I’m willing to wait it out until Gregory Peck as Atticus Finch meets Martin Sheen as Pres. Bartlet with a touch of Pacino or Lancaster to shake the rafters and of course Meryl again to risk everything.

Tuesday, August 2, 2016

Peggy's New Book

I’m the guy who sharpens her number two pencil. Every morning, without fail Peggy Aylsworth, now in her 96th year, writes a poem in her composition notebook. And that’s not the only reason I married her.

We don’t travel anymore. Ambulation has its challenges but her spirit is undiminished. The poems are extensions of her perceptions and that vast country within called the imagination.

Her subjects range from the Eden of trees, blossomed plants and feathered things at our breakfast window to an orange cap on the head of a dog-walker to an article about tragedy in South Sudan. All of these might find their way into one poem. She doesn’t linger to milk a metaphor. She leaps, like a hummingbird, having distilled just enough from a single image to create a thread.

Peggy's poetry is an amazing web of connectivity.
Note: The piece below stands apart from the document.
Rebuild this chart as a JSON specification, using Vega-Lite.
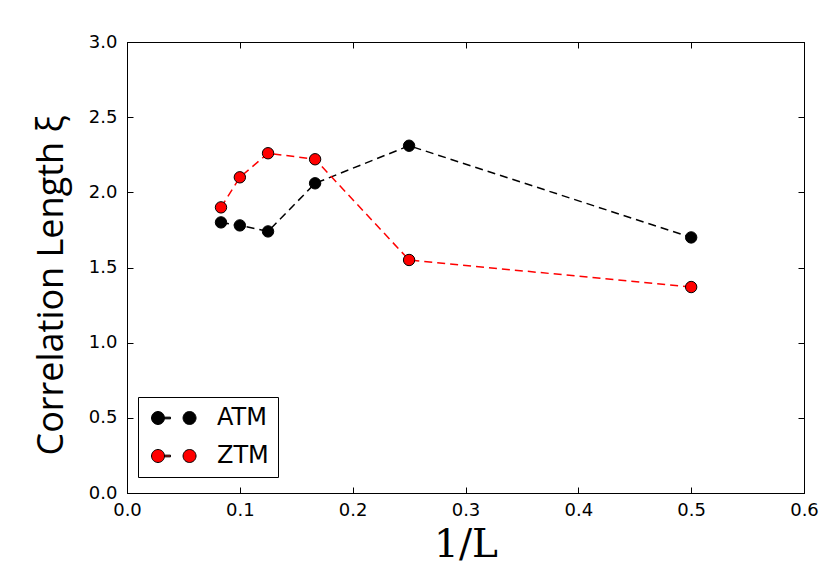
{
  "$schema": "https://vega.github.io/schema/vega-lite/v6.json",
  "autosize": "none",
  "width": 677,
  "height": 451,
  "padding": {"left": 127, "top": 42, "right": 26, "bottom": 90},
  "background": "white",
  "config": {
    "view": {"stroke": "black", "strokeWidth": 1},
    "axis": {
      "domainColor": "black",
      "tickColor": "black",
      "ticks": true,
      "tickWidth": 1,
      "labelFont": "DejaVu Sans",
      "labelFontSize": 18,
      "labelColor": "black",
      "labelFlush": false,
      "labelOverlap": false,
      "grid": false
    }
  },
  "data": {
    "values": [
      {"invL": 0.0833, "xi": 1.80, "model": "ATM"},
      {"invL": 0.1, "xi": 1.78, "model": "ATM"},
      {"invL": 0.125, "xi": 1.74, "model": "ATM"},
      {"invL": 0.1667, "xi": 2.06, "model": "ATM"},
      {"invL": 0.25, "xi": 2.31, "model": "ATM"},
      {"invL": 0.5, "xi": 1.70, "model": "ATM"},
      {"invL": 0.0833, "xi": 1.90, "model": "ZTM"},
      {"invL": 0.1, "xi": 2.10, "model": "ZTM"},
      {"invL": 0.125, "xi": 2.26, "model": "ZTM"},
      {"invL": 0.1667, "xi": 2.22, "model": "ZTM"},
      {"invL": 0.25, "xi": 1.55, "model": "ZTM"},
      {"invL": 0.5, "xi": 1.37, "model": "ZTM"}
    ]
  },
  "resolve": {"axis": {"x": "independent", "y": "independent"}},
  "layer": [
    {
      "transform": [{"filter": "datum.model === 'ATM'"}],
      "mark": {"type": "line", "strokeDash": [8, 5], "strokeWidth": 1.5, "color": "black"},
      "encoding": {
        "x": {"field": "invL", "type": "quantitative", "scale": {"domain": [0, 0.6], "nice": false},
          "axis": {"orient": "bottom", "values": [0, 0.1, 0.2, 0.3, 0.4, 0.5, 0.6], "format": ".1f", "tickSize": -6, "labelPadding": 14, "title": "1/L", "titleFont": "DejaVu Serif", "titleFontSize": 39, "titleFontWeight": "normal", "titlePadding": 6, "titleColor": "black"}},
        "y": {"field": "xi", "type": "quantitative", "scale": {"domain": [0, 3], "nice": false},
          "axis": {"orient": "left", "values": [0, 0.5, 1, 1.5, 2, 2.5, 3], "format": ".1f", "tickSize": -6, "labelPadding": 16, "title": "Correlation Length ξ", "titleFont": "Open Sans", "titleFontSize": 36, "titleFontWeight": "normal", "titlePadding": 18, "titleY": 243, "titleColor": "black"}}
      }
    },
    {
      "transform": [{"filter": "datum.model === 'ZTM'"}],
      "mark": {"type": "line", "strokeDash": [8, 5], "strokeWidth": 1.5, "color": "red"},
      "encoding": {
        "x": {"field": "invL", "type": "quantitative", "axis": null},
        "y": {"field": "xi", "type": "quantitative", "axis": null}
      }
    },
    {
      "mark": {"type": "point", "shape": "circle", "filled": true, "size": 130, "stroke": "black", "strokeWidth": 1, "opacity": 1},
      "encoding": {
        "x": {"field": "invL", "type": "quantitative", "axis": {"orient": "top", "values": [0, 0.1, 0.2, 0.3, 0.4, 0.5, 0.6], "labels": false, "tickSize": -6, "title": null}},
        "y": {"field": "xi", "type": "quantitative", "axis": {"orient": "right", "values": [0, 0.5, 1, 1.5, 2, 2.5, 3], "labels": false, "tickSize": -6, "title": null}},
        "fill": {"field": "model", "type": "nominal", "scale": {"domain": ["ATM", "ZTM"], "range": ["black", "red"]},
          "legend": {
            "title": null,
            "orient": "none",
            "legendX": 11,
            "legendY": 355,
            "strokeColor": "black",
            "fillColor": "white",
            "padding": 9,
            "symbolType": "M -1.15 0 A 1 1 0 1 0 0.85 0 A 1 1 0 1 0 -1.15 0 Z M 0.85 -0.13 L 1.77 -0.13 L 1.77 0.13 L 0.85 0.13 Z M 3.7 0 A 1 1 0 1 0 5.7 0 A 1 1 0 1 0 3.7 0 Z",
            "symbolSize": 169,
            "symbolStrokeColor": "black",
            "symbolStrokeWidth": 1,
            "symbolOpacity": 1,
            "labelFont": "DejaVu Sans",
            "labelFontSize": 24,
            "labelColor": "black",
            "labelOffset": 46,
            "rowPadding": 14
          }}
      }
    }
  ]
}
A collage of disparate notations. A quiet yet rhapsodic orchestration of what her senses register and her mind intuits. She is able to transform the largely un-noticed passing parade into her own language we call, Aylsworthian.
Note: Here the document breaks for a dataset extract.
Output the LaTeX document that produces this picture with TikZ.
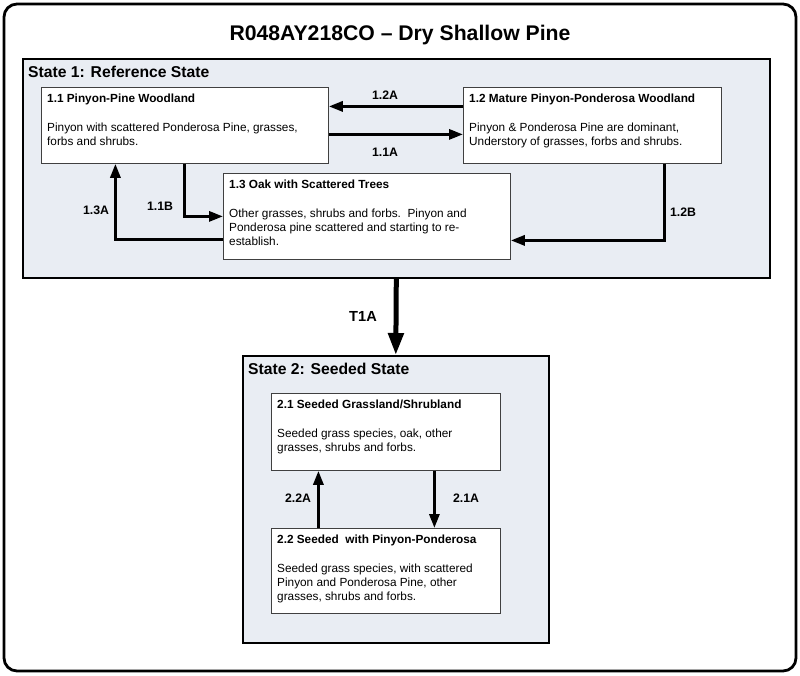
\documentclass[tikz,border=0pt]{standalone}
\usepackage{fontspec}
\setmainfont{Liberation Sans}
\usetikzlibrary{arrows.meta}
\definecolor{statefill}{RGB}{233,237,243}
\begin{document}
\begin{tikzpicture}[x=1pt,y=-1pt,
  state/.style={draw=black, line width=1.6pt, fill=statefill, anchor=north west, inner sep=0pt},
  phase/.style={draw=black!75, line width=0.8pt, fill=white, anchor=north west, inner sep=0pt},
  phasetext/.style={anchor=north west, inner xsep=6pt, inner ysep=7pt, align=left,
    font=\fontsize{11.8}{14.3}\selectfont},
  statetext/.style={anchor=north west, inner xsep=6pt, inner ysep=8pt,
    font=\fontsize{15.7}{18}\selectfont\bfseries},
  trans/.style={line width=3pt, -{Triangle[length=14pt,width=10pt]}},
  lbl/.style={font=\fontsize{12.3}{14}\selectfont\bfseries}]
\useasboundingbox (0,0) rectangle (800,675);
\draw[line width=2.8pt, rounded corners=13pt] (4,4) rectangle (796,671);
\node[anchor=base, font=\fontsize{21.2}{24}\selectfont\bfseries] (title) at (400,40)
  {R048AY218CO -- Dry Shallow Pine};
% state 1
\node[state, minimum width=747, minimum height=219] (s1) at (22,58) {};
\node[statetext] (s1t) at (s1.north west) {State 1: Reference State};
\node[phase, minimum width=287, minimum height=76] (p11) at (41,87) {};
\node[phasetext] (p11t) at (p11.north west)
  {\textbf{1.1 Pinyon-Pine Woodland}\\[14.3pt]
   Pinyon with scattered Ponderosa Pine, grasses,\\ forbs and shrubs.};
\node[phase, minimum width=258, minimum height=76] (p12) at (463,87) {};
\node[phasetext] (p12t) at (p12.north west)
  {\textbf{1.2 Mature Pinyon-Ponderosa Woodland}\\[14.3pt]
   Pinyon \& Ponderosa Pine are dominant,\\ Understory of grasses, forbs and shrubs.};
\node[phase, minimum width=287, minimum height=86] (p13) at (223,173) {};
\node[phasetext] (p13t) at (p13.north west)
  {\textbf{1.3 Oak with Scattered Trees}\\[14.3pt]
   Other grasses, shrubs and forbs.\ \ Pinyon and\\
   Ponderosa pine scattered and starting to re-\\ establish.};
% state 2
\node[state, minimum width=306, minimum height=287] (s2) at (242,355) {};
\node[statetext] (s2t) at (s2.north west) {State 2: Seeded State};
\node[phase, minimum width=229, minimum height=77] (p21) at (271,393) {};
\node[phasetext] (p21t) at (p21.north west)
  {\textbf{2.1 Seeded Grassland/Shrubland}\\[14.3pt]
   Seeded grass species, oak, other\\ grasses, shrubs and forbs.};
\node[phase, minimum width=229, minimum height=85] (p22) at (271,528) {};
\node[phasetext] (p22t) at (p22.north west)
  {\textbf{2.2 Seeded\ \ with Pinyon-Ponderosa}\\[14.3pt]
   Seeded grass species, with scattered\\ Pinyon and Ponderosa Pine, other\\
   grasses, shrubs and forbs.};
% transitions
\draw[trans] ([yshift=19pt]p12.west) -- ([yshift=19pt]p11.east);
\draw[trans] ([yshift=-9pt]p11.east) -- ([yshift=-9pt]p12.west);
\draw[trans] (p11.south) |- (p13.west);
\draw[trans] ([yshift=-23pt]p13.west) -| ([xshift=-69.5pt]p11.south);
\draw[trans] ([xshift=72pt]p12.south) |- ([yshift=-24pt]p13.east);
\draw[line width=5pt, -{Triangle[length=22pt,width=15pt]}] (s1.south) -- (s2.north);
\draw[trans] ([xshift=48.5pt]p21.south) -- ([xshift=48.5pt]p22.north);
\draw[trans] ([xshift=-67.5pt]p22.north) -- ([xshift=-67.5pt]p21.south);
\node[lbl] (l12a) at (385,95) {1.2A};
\node[lbl] (l11a) at (385,152) {1.1A};
\node[lbl] (l11b) at (160,206) {1.1B};
\node[lbl] (l13a) at (96,210) {1.3A};
\node[lbl] (l12b) at (683,212) {1.2B};
\node[lbl, font=\fontsize{14.6}{16}\selectfont\bfseries] (lt1a) at (363,316) {T1A};
\node[lbl] (l22a) at (298,498) {2.2A};
\node[lbl] (l21a) at (466,498) {2.1A};
\end{tikzpicture}
\end{document}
The result is much more than a montage of imagery. Through the alchemy of her poetics and a finely tuned sensibility Peggy finds veins of emotional universality in what seem unremarkable.

Wisdom is one of those words devoutly to be avoided yet the pile of decades does confer at least an amplitude of vision which she manages to bring to the page. There is a celebration of the elemental. Her poems seem to extract an affirmation even from the dread and daily defamations we have come to allow in public discourse. Peggy’s poetry suggests not only the yes from yesterday but that a substance within us shall prevail.

Her sixth book, Under the Unwed Moon, has just been published by Letters at 3 AM Press with a preface by Michael Ventura. For those in the Los Angeles area she will be reading from her work on August 27th at 5 P.M. at Beyond Baroque in Venice.